Perfect tomatoes? Ask Ed Mills
Thu, 05/24/2007
At Marlene's Market and Deli at Gateway Center there is a display of one gallon tomato plants that are grown by local farmer Ed Mills.
I always buy my tomato starts here because they're so beautiful, but also because the hard part is done.
I can pretend to have a green thumb when my friends come to admire my garden, and I fool with them by saying that I can't reveal my secrets, but truth be told, those secrets aren't really secrets and that green thumb belongs to Ed and his wife Mary.
The couple has been supplying organic tomatoes, squash, zucchini, raspberries, lettuce and honey to Marlene's store for more than twenty-five years.
When you buy one or more of the one gallon tomatoes at the store, you can grab a cheat sheet off the pile that Ed Mills offers to help you plant your new prize.
It's full of good advice, and though the instructions are quite clear and detailed, it even includes Ed's phone number so you can ask him questions if need be.
I called Ed to ask for an interview and to get any extra tips on how to grow the very earliest and best tasting tomatoes.
Mary answered the door and took me back to see Ed at the greenhouse.
"I used to work for Weyerhaueser..that's where I got this greenhouse..paid a $100 dollars for it." Ed said proudly.
Mary offered that Ed had worked for the timber giant in the technology center, and so had she.
Is that how the two of them met?
"No..it was my hair dresser!" she corrected.
Only the hairdresser knows for sure.
How did you begin growing things, Ed?
"My folks got me started, I was eight or nine years old, we had a cold frame and I used to fill it up with cow manure...for the heat."
When Ed and Mary moved to their small farm in Edgewood 32 years ago the work got more serious.
"I started growing a few tomatoes and I realized that it was costing me money, so I started selling them."
That was nearly 25 years ago, according to Marlene, who told me later, "Oh, Ed has the most fabulous produce...he had green leaf lettuce so big you could use if for a wedding bouquet."
Ed also sells homegrown honey.
"People come in and ask, 'Is Ed's honey in yet...where's Ed's honey?" Marlene usually stocks sugar snap peas, leeks, yellow squash and cabbage too, all grown on the Mill's modest farm.
I figured Ed would be the quintessential humble farmer and play down his skills, but he's clearly proud of his accomplishments.

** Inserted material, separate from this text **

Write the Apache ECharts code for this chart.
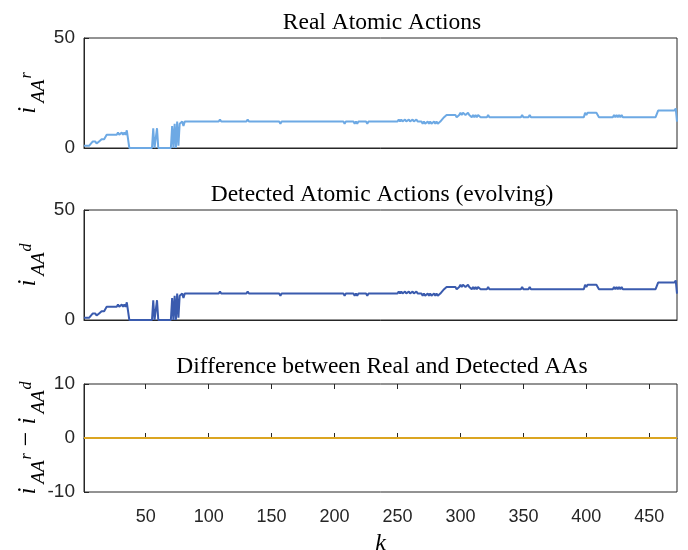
<!DOCTYPE html>
<html>
<head>
<meta charset="utf-8">
<script src="https://cdn.jsdelivr.net/npm/echarts@6/dist/echarts.min.js"></script>
<style>
  html, body { margin: 0; padding: 0; background: #fff; }
  #chart { width: 688px; height: 550px; }
</style>
</head>
<body>
<div id="chart"></div>
<script>
// sample index k and number of atomic actions, listed at the points where the value changes
var realK = [1, 5, 8, 10, 11, 13, 15, 17, 19, 27, 28, 29, 31, 32, 33, 34, 35, 36, 37,
    55, 56, 57, 58, 59, 60, 70, 71, 72, 73, 74, 75, 76, 77, 79, 80, 81,
    108, 109, 110, 130, 131, 132, 156, 157, 158, 207, 208, 209, 215, 216, 217, 218, 219,
    225, 226, 227, 250, 251, 252, 253, 254, 256, 257, 259, 260, 262, 263, 265, 266,
    269, 270, 271, 272, 273, 274, 275, 276, 277, 278, 279, 280, 281, 282, 283, 284,
    285, 287, 289, 296, 297, 299, 300, 301, 302, 303, 304, 306, 307, 309, 310, 311, 312, 313, 314, 316,
    321, 322, 323, 348, 349, 350, 354, 355, 356, 398, 399, 400, 401, 408, 410,
    421, 422, 423, 424, 425, 426, 427, 428, 429, 455, 457, 470, 471, 472];
var realV = [1, 1, 3, 3, 2, 3, 4, 4, 6, 6, 7, 6, 7, 6, 7, 6, 8, 8, 0,
    0, 9, 0, 0, 9, 0, 0, 10, 0, 11, 0, 12, 1, 11, 12, 10, 12,
    12, 13, 12, 12, 13, 12, 12, 11, 12, 12, 11, 12, 12, 11, 12, 11, 12,
    12, 11, 12, 12, 13, 12, 13, 12, 13, 12, 13, 12, 13, 12, 13, 12,
    12, 11, 12, 11, 11, 12, 11, 12, 11, 11, 12, 11, 12, 11, 11, 12,
    12, 14, 15, 15, 14, 15, 16, 15, 16, 16, 15, 16, 15, 14, 15, 14, 15, 14, 15, 14,
    14, 15, 14, 14, 15, 14, 14, 15, 14, 14, 16, 15, 16, 16, 14,
    14, 15, 14, 15, 14, 15, 14, 15, 14, 14, 17, 17, 18, 12];
// detected actions match the real ones at every k
var detectedK = realK;
var detectedV = realV.slice();
// difference real - detected
var diffK = [1, 472];
var diffV = [0, 0];

var xTicks = [50, 100, 150, 200, 250, 300, 350, 400, 450];

var chart = echarts.init(document.getElementById('chart'));

var axisColor = '#262626';
var serif = 'Liberation Serif';
var sans = 'Liberation Sans';

function pairs(ks, vs) {
    return ks.map(function (k, i) { return [k, vs[i]]; });
}

// ---- rotated math labels (i_{AA^r} etc.) built from text pieces ----
var measureCtx = document.createElement('canvas').getContext('2d');
function textWidth(size, italic, s) {
    measureCtx.font = (italic ? 'italic ' : '') + size + 'px "' + serif + '"';
    return measureCtx.measureText(s).width;
}
// each piece: text, font size, italic, baseline (distance from left edge of page), gap after
function mathPieces(sup) {
    return [
        { t: 'i', size: 25, italic: true, base: 33.5, gap: 4 },
        { t: 'AA', size: 19, italic: true, base: 43, gap: 1 },
        { t: sup, size: 16, italic: true, base: 29.5, gap: 0 }
    ];
}
function mathLabel(pieces, cy) {
    var total = 0;
    pieces.forEach(function (p) { p.w = textWidth(p.size, p.italic, p.t); total += p.w + p.gap; });
    var x = 0;
    var children = pieces.map(function (p) {
        var el = {
            type: 'text', x: x, y: p.base - 0.2 * p.size,
            style: { text: p.t, fontFamily: serif, fontSize: p.size, fontStyle: p.italic ? 'italic' : 'normal',
                     fill: '#000', align: 'left', verticalAlign: 'middle' }
        };
        x += p.w + p.gap;
        return el;
    });
    return { type: 'group', x: 0, y: cy + total / 2, rotation: Math.PI / 2, children: children };
}

function diffPieces() {
    var a = mathPieces('r');
    a[a.length - 1].gap = 7;
    var minus = { t: '−', size: 26, italic: false, base: 32, gap: 7 };
    return a.concat([minus], mathPieces('d'));
}

function xAxis(idx, labels) {
    return {
        type: 'value', gridIndex: idx, min: 1, max: 472,
        axisLine: { show: true, lineStyle: { color: axisColor, width: 1 } },
        axisTick: labels ? { show: true, inside: true, length: 5, customValues: xTicks, lineStyle: { color: axisColor } } : { show: false },
        axisLabel: labels ? { show: true, customValues: xTicks, margin: 16, fontSize: 18, fontFamily: sans, color: axisColor } : { show: false },
        splitLine: { show: false },
        name: labels ? 'k' : '',
        nameLocation: 'middle', nameGap: 40,
        nameTextStyle: { fontFamily: serif, fontStyle: 'italic', fontSize: 24, color: '#000' }
    };
}

// ticks along the top edge of the last panel
var topTickAxis = {
    type: 'value', gridIndex: 2, min: 1, max: 472, position: 'top',
    axisLine: { show: false },
    axisTick: { show: true, inside: true, length: 5, customValues: xTicks, lineStyle: { color: axisColor } },
    axisLabel: { show: false },
    splitLine: { show: false }
};

function yAxis(idx, min, max, step) {
    return {
        type: 'value', gridIndex: idx, min: min, max: max, interval: step,
        axisLine: { show: true, lineStyle: { color: axisColor, width: 1 } },
        axisTick: { show: true, inside: true, length: 5, lineStyle: { color: axisColor } },
        axisLabel: { fontSize: 19, fontFamily: sans, color: axisColor, margin: 9 },
        splitLine: { show: false }
    };
}

var titleStyle = { fontFamily: serif, fontWeight: 'normal', fontSize: 23.5, color: '#000' };

function grid(top, height) {
    return { left: 84, right: 11, top: top, height: height, show: true, borderColor: axisColor, borderWidth: 1,
             containLabel: false, outerBoundsMode: 'none' };
}

chart.setOption({
    animation: false,
    backgroundColor: '#fff',
    title: [
        { text: 'Real Atomic Actions', left: 377, top: 6, textAlign: 'center', textStyle: titleStyle },
        { text: 'Detected Atomic Actions (evolving)', left: 377, top: 178, textAlign: 'center', textStyle: titleStyle },
        { text: 'Difference between Real and Detected AAs', left: 377, top: 350, textAlign: 'center', textStyle: titleStyle }
    ],
    grid: [grid(38, 110), grid(210, 110), grid(384, 108)],
    xAxis: [xAxis(0, false), xAxis(1, false), xAxis(2, true), topTickAxis],
    yAxis: [yAxis(0, 0, 50, 50), yAxis(1, 0, 50, 50), yAxis(2, -10, 10, 10)],
    graphic: [
        mathLabel(mathPieces('r'), 93),
        mathLabel(mathPieces('d'), 265),
        mathLabel(diffPieces(), 438)
    ],
    series: [
        { type: 'line', xAxisIndex: 0, yAxisIndex: 0, data: pairs(realK, realV), showSymbol: false,
          lineStyle: { color: '#6DA9E4', width: 2 }, itemStyle: { color: '#6DA9E4' } },
        { type: 'line', xAxisIndex: 1, yAxisIndex: 1, data: pairs(detectedK, detectedV), showSymbol: false,
          lineStyle: { color: '#3A5BAE', width: 2 }, itemStyle: { color: '#3A5BAE' } },
        { type: 'line', xAxisIndex: 2, yAxisIndex: 2, data: pairs(diffK, diffV), showSymbol: false,
          lineStyle: { color: '#DBA521', width: 2 }, itemStyle: { color: '#DBA521' } }
    ]
});
</script>
</body>
</html>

"I have around 800 tomato starts each year...start them in the greenhouse January 1st and by March 1st they're ready to sell...and they all have blossoms or fruit by then."
Ed has the green thumb, I'm just green with envy.
Marlene met Ed first when he came into the store asking if she wanted to buy some produce.
She agreed and so did local farmer's markets in Tacoma and soon Ed's garden began to swell.
"I started with one head of lettuce a week and now I grow about a hundred."
Ed's process begins with his compost. He processes wood chips and other organic yard waste, mixes it with manure from his own free-range chickens.
"Those are Araucana chickens..from Peru...they call 'em Ameraucana chickens now...they lay blue eggs...I like everything different!"
I asked Marlene about it and she concurred.
"We love the eggs, my employees buy them and I buy them for myself." How about the honey, Ed?
"I've got ten hives...the bees feed on my Rugosa roses, that's what makes the honey so sweet." Mary offered me a spoonful of the nectar and they were right, it was delicate and delicious.
"At Marlene's we sell it as 'Maple Rose Honey'..with Ed's name on it." Mary said.
"Marlene is so great..she's very hands on...she makes sure we put Ed's name on all our products."
Ed showed me the hives, but we didn't get too close. I asked him about the current bee problems around the nation and he was aware of it.
"I lose a hive or so every year, but they come back." Do you use a smoker to keep them calm, Ed?
"You try to be nice to a bee, but then they'll turn around and sting you," Ed said.
Mary calls herself Ed's "marketing manager" and she's good at it.
In between dollops of honey and a very good squash casserole recipe, she told me about Ed's childhood.
"He was born in Auburn and was placed in a children's home at two...he got adopted when he was seven by a locomotive engineer."
Ed chimed in, "My life didn't start until I was seven!" Now, at 91, Ed is slowing his pace a bit.
"Every year I say to myself I'm not going to do so much," he grins.
Mary backed him up by saying, "We do what we can, but the biggest hazard for people who retire is to just lay around...you have to stay busy!"
Staying busy has been good for the Mills', and so has raising their own food.
"I'm sort of a health nut." Ed smiles, "You don't know what you're buying these days."
That is, unless you buy something Ed and Mary have grown.